- Directions: Write out the data below in full, unchanged, minus the images.

- Source data:
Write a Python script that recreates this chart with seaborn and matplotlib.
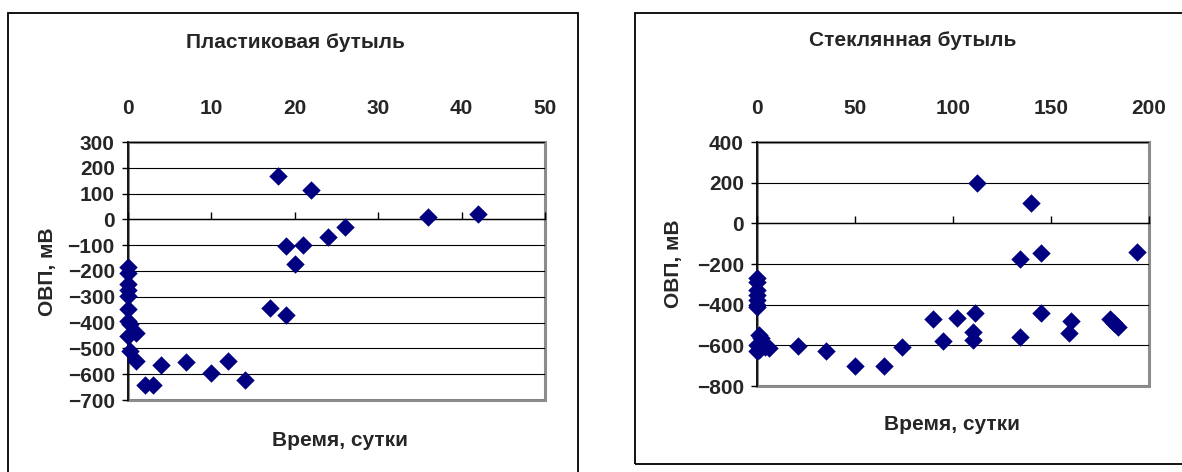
import numpy as np
import pandas as pd
import matplotlib
matplotlib.use("Agg")
import matplotlib.pyplot as plt
from matplotlib.patches import Rectangle
from matplotlib.ticker import MultipleLocator
import seaborn as sns

# Plastic bottle: time (days) vs ORP (mV)
plastic_days = [0, 0, 0, 0, 0, 0, 0, 0.2, 0, 1, 0.2, 0.9, 2, 3, 4, 7, 10, 12, 14,
                17, 18, 19, 19, 20, 21, 22, 24, 26, 36, 42]
plastic_orp = [-184, -207, -252, -275, -297, -349, -394, -407, -450, -439, -511, -550,
               -640, -640, -566, -552, -595, -548, -622,
               -343, 168, -105, -372, -171, -100, 113, -70, -30, 10, 20]

# Glass bottle: time (days) vs ORP (mV)
glass_days = [0, 0, 0, 0, 0, 0, 0, 1, 2, 0, 3, 4, 0, 1, 6, 21, 35, 50, 65, 74,
              90, 95, 102, 110, 110, 111, 112, 134, 134, 140, 145, 145,
              159, 160, 180, 182, 184, 194]
glass_orp = [-268, -290, -328, -350, -378, -400, -412, -550, -565, -600, -600, -610,
             -630, -625, -615, -604, -628, -703, -703, -608,
             -471, -578, -468, -535, -575, -443, 200, -175, -558, 100, -148, -443,
             -540, -478, -470, -490, -512, -140]

panels = [
    dict(title="Пластиковая бутыль", x=plastic_days, y=plastic_orp,
         xlim=(0, 50), xstep=10, ylim=(-700, 300), ystep=100),
    dict(title="Стеклянная бутыль", x=glass_days, y=glass_orp,
         xlim=(0, 200), xstep=50, ylim=(-800, 400), ystep=200),
]

sns.set_theme(style="white")
plt.rcParams["font.family"] = ["Liberation Sans", "DejaVu Sans"]
plt.rcParams["font.weight"] = "bold"

W, H = 1182, 472
fig = plt.figure(figsize=(W / 100, H / 100), dpi=100)
fig.patch.set_facecolor("white")


def fx(px):
    return px / W


def fy(py):
    return 1 - py / H


# outer chart frames (pixel boxes: left, top, right, bottom)
for (l, t, r, b) in [(8, 13, 578, 480), (635, 13, 1195, 464)]:
    fig.patches.append(Rectangle((fx(l), fy(b)), fx(r - l), (b - t) / H,
                                 transform=fig.transFigure, fill=False,
                                 edgecolor="black", linewidth=1.3, zorder=0))

# plot areas (pixels: left, top, right, bottom)
areas = [(128, 142, 545, 400), (757, 142, 1149, 386)]
title_pos = [(295, 42), (913, 40)]
xlabel_pos = [(340, 440), (952, 424)]
ylabel_pos = [(48, 272), (673, 264)]

navy = "#000080"
fs = 15

for p, (l, t, r, b), tp, xp, yp in zip(panels, areas, title_pos, xlabel_pos, ylabel_pos):
    ax = fig.add_axes([fx(l), fy(b), fx(r - l), (b - t) / H])
    df = pd.DataFrame({"days": p["x"], "orp": p["y"]})
    sns.scatterplot(data=df, x="days", y="orp", ax=ax, marker="D", s=88,
                    color=navy, edgecolor=navy, linewidth=0, clip_on=False, zorder=5)
    ax.set_xlim(*p["xlim"])
    ax.set_ylim(*p["ylim"])
    ax.xaxis.set_major_locator(MultipleLocator(p["xstep"]))
    ax.yaxis.set_major_locator(MultipleLocator(p["ystep"]))
    ax.set_xlabel("")
    ax.set_ylabel("")

    # plot area border in gray, value axis in black
    ax.patch.set_facecolor("white")
    ax.patch.set_edgecolor("#8c8c8c")
    ax.patch.set_linewidth(2.2)
    for side in ("top", "right"):
        ax.spines[side].set_visible(False)
    ax.spines["left"].set_color("black")
    ax.spines["left"].set_linewidth(1.2)
    ax.spines["bottom"].set_position(("data", 0))
    ax.spines["bottom"].set_color("black")
    ax.spines["bottom"].set_linewidth(1.0)

    ax.yaxis.grid(True, color="black", linewidth=0.8)
    ax.xaxis.grid(False)
    ax.set_axisbelow(True)

    ax.tick_params(axis="x", which="major", bottom=True, top=False,
                   labelbottom=False, labeltop=True, direction="in",
                   length=5, width=1, color="black", pad=17,
                   labelsize=fs)
    ax.tick_params(axis="y", which="major", left=True, direction="out",
                   length=4.5, width=1, color="black", pad=5, labelsize=fs)
    for lab in ax.get_xticklabels() + ax.get_yticklabels():
        lab.set_fontweight("bold")

    fig.text(fx(tp[0]), fy(tp[1]), p["title"], ha="center", va="center",
             fontsize=fs, fontweight="bold")
    fig.text(fx(xp[0]), fy(xp[1]), "Время, сутки", ha="center", va="center",
             fontsize=fs, fontweight="bold")
    fig.text(fx(yp[0]), fy(yp[1]), "ОВП, мВ", ha="center", va="center",
             rotation=90, fontsize=fs, fontweight="bold")

fig.savefig("out.png", dpi=100, facecolor="white")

- Reply to the exercise:
Write a Python script that recreates this chart with seaborn and matplotlib.
import numpy as np
import pandas as pd
import matplotlib
matplotlib.use("Agg")
import matplotlib.pyplot as plt
from matplotlib.patches import Rectangle
from matplotlib.ticker import MultipleLocator
import seaborn as sns

# Plastic bottle: time (days) vs ORP (mV)
plastic_days = [0, 0, 0, 0, 0, 0, 0, 0.2, 0, 1, 0.2, 0.9, 2, 3, 4, 7, 10, 12, 14,
                17, 18, 19, 19, 20, 21, 22, 24, 26, 36, 42]
plastic_orp = [-184, -207, -252, -275, -297, -349, -394, -407, -450, -439, -511, -550,
               -640, -640, -566, -552, -595, -548, -622,
               -343, 168, -105, -372, -171, -100, 113, -70, -30, 10, 20]

# Glass bottle: time (days) vs ORP (mV)
glass_days = [0, 0, 0, 0, 0, 0, 0, 1, 2, 0, 3, 4, 0, 1, 6, 21, 35, 50, 65, 74,
              90, 95, 102, 110, 110, 111, 112, 134, 134, 140, 145, 145,
              159, 160, 180, 182, 184, 194]
glass_orp = [-268, -290, -328, -350, -378, -400, -412, -550, -565, -600, -600, -610,
             -630, -625, -615, -604, -628, -703, -703, -608,
             -471, -578, -468, -535, -575, -443, 200, -175, -558, 100, -148, -443,
             -540, -478, -470, -490, -512, -140]

panels = [
    dict(title="Пластиковая бутыль", x=plastic_days, y=plastic_orp,
         xlim=(0, 50), xstep=10, ylim=(-700, 300), ystep=100),
    dict(title="Стеклянная бутыль", x=glass_days, y=glass_orp,
         xlim=(0, 200), xstep=50, ylim=(-800, 400), ystep=200),
]

sns.set_theme(style="white")
plt.rcParams["font.family"] = ["Liberation Sans", "DejaVu Sans"]
plt.rcParams["font.weight"] = "bold"

W, H = 1182, 472
fig = plt.figure(figsize=(W / 100, H / 100), dpi=100)
fig.patch.set_facecolor("white")


def fx(px):
    return px / W


def fy(py):
    return 1 - py / H


# outer chart frames (pixel boxes: left, top, right, bottom)
for (l, t, r, b) in [(8, 13, 578, 480), (635, 13, 1195, 464)]:
    fig.patches.append(Rectangle((fx(l), fy(b)), fx(r - l), (b - t) / H,
                                 transform=fig.transFigure, fill=False,
                                 edgecolor="black", linewidth=1.3, zorder=0))

# plot areas (pixels: left, top, right, bottom)
areas = [(128, 142, 545, 400), (757, 142, 1149, 386)]
title_pos = [(295, 42), (913, 40)]
xlabel_pos = [(340, 440), (952, 424)]
ylabel_pos = [(48, 272), (673, 264)]

navy = "#000080"
fs = 15

for p, (l, t, r, b), tp, xp, yp in zip(panels, areas, title_pos, xlabel_pos, ylabel_pos):
    ax = fig.add_axes([fx(l), fy(b), fx(r - l), (b - t) / H])
    df = pd.DataFrame({"days": p["x"], "orp": p["y"]})
    sns.scatterplot(data=df, x="days", y="orp", ax=ax, marker="D", s=88,
                    color=navy, edgecolor=navy, linewidth=0, clip_on=False, zorder=5)
    ax.set_xlim(*p["xlim"])
    ax.set_ylim(*p["ylim"])
    ax.xaxis.set_major_locator(MultipleLocator(p["xstep"]))
    ax.yaxis.set_major_locator(MultipleLocator(p["ystep"]))
    ax.set_xlabel("")
    ax.set_ylabel("")

    # plot area border in gray, value axis in black
    ax.patch.set_facecolor("white")
    ax.patch.set_edgecolor("#8c8c8c")
    ax.patch.set_linewidth(2.2)
    for side in ("top", "right"):
        ax.spines[side].set_visible(False)
    ax.spines["left"].set_color("black")
    ax.spines["left"].set_linewidth(1.2)
    ax.spines["bottom"].set_position(("data", 0))
    ax.spines["bottom"].set_color("black")
    ax.spines["bottom"].set_linewidth(1.0)

    ax.yaxis.grid(True, color="black", linewidth=0.8)
    ax.xaxis.grid(False)
    ax.set_axisbelow(True)

    ax.tick_params(axis="x", which="major", bottom=True, top=False,
                   labelbottom=False, labeltop=True, direction="in",
                   length=5, width=1, color="black", pad=17,
                   labelsize=fs)
    ax.tick_params(axis="y", which="major", left=True, direction="out",
                   length=4.5, width=1, color="black", pad=5, labelsize=fs)
    for lab in ax.get_xticklabels() + ax.get_yticklabels():
        lab.set_fontweight("bold")

    fig.text(fx(tp[0]), fy(tp[1]), p["title"], ha="center", va="center",
             fontsize=fs, fontweight="bold")
    fig.text(fx(xp[0]), fy(xp[1]), "Время, сутки", ha="center", va="center",
             fontsize=fs, fontweight="bold")
    fig.text(fx(yp[0]), fy(yp[1]), "ОВП, мВ", ha="center", va="center",
             rotation=90, fontsize=fs, fontweight="bold")

fig.savefig("out.png", dpi=100, facecolor="white")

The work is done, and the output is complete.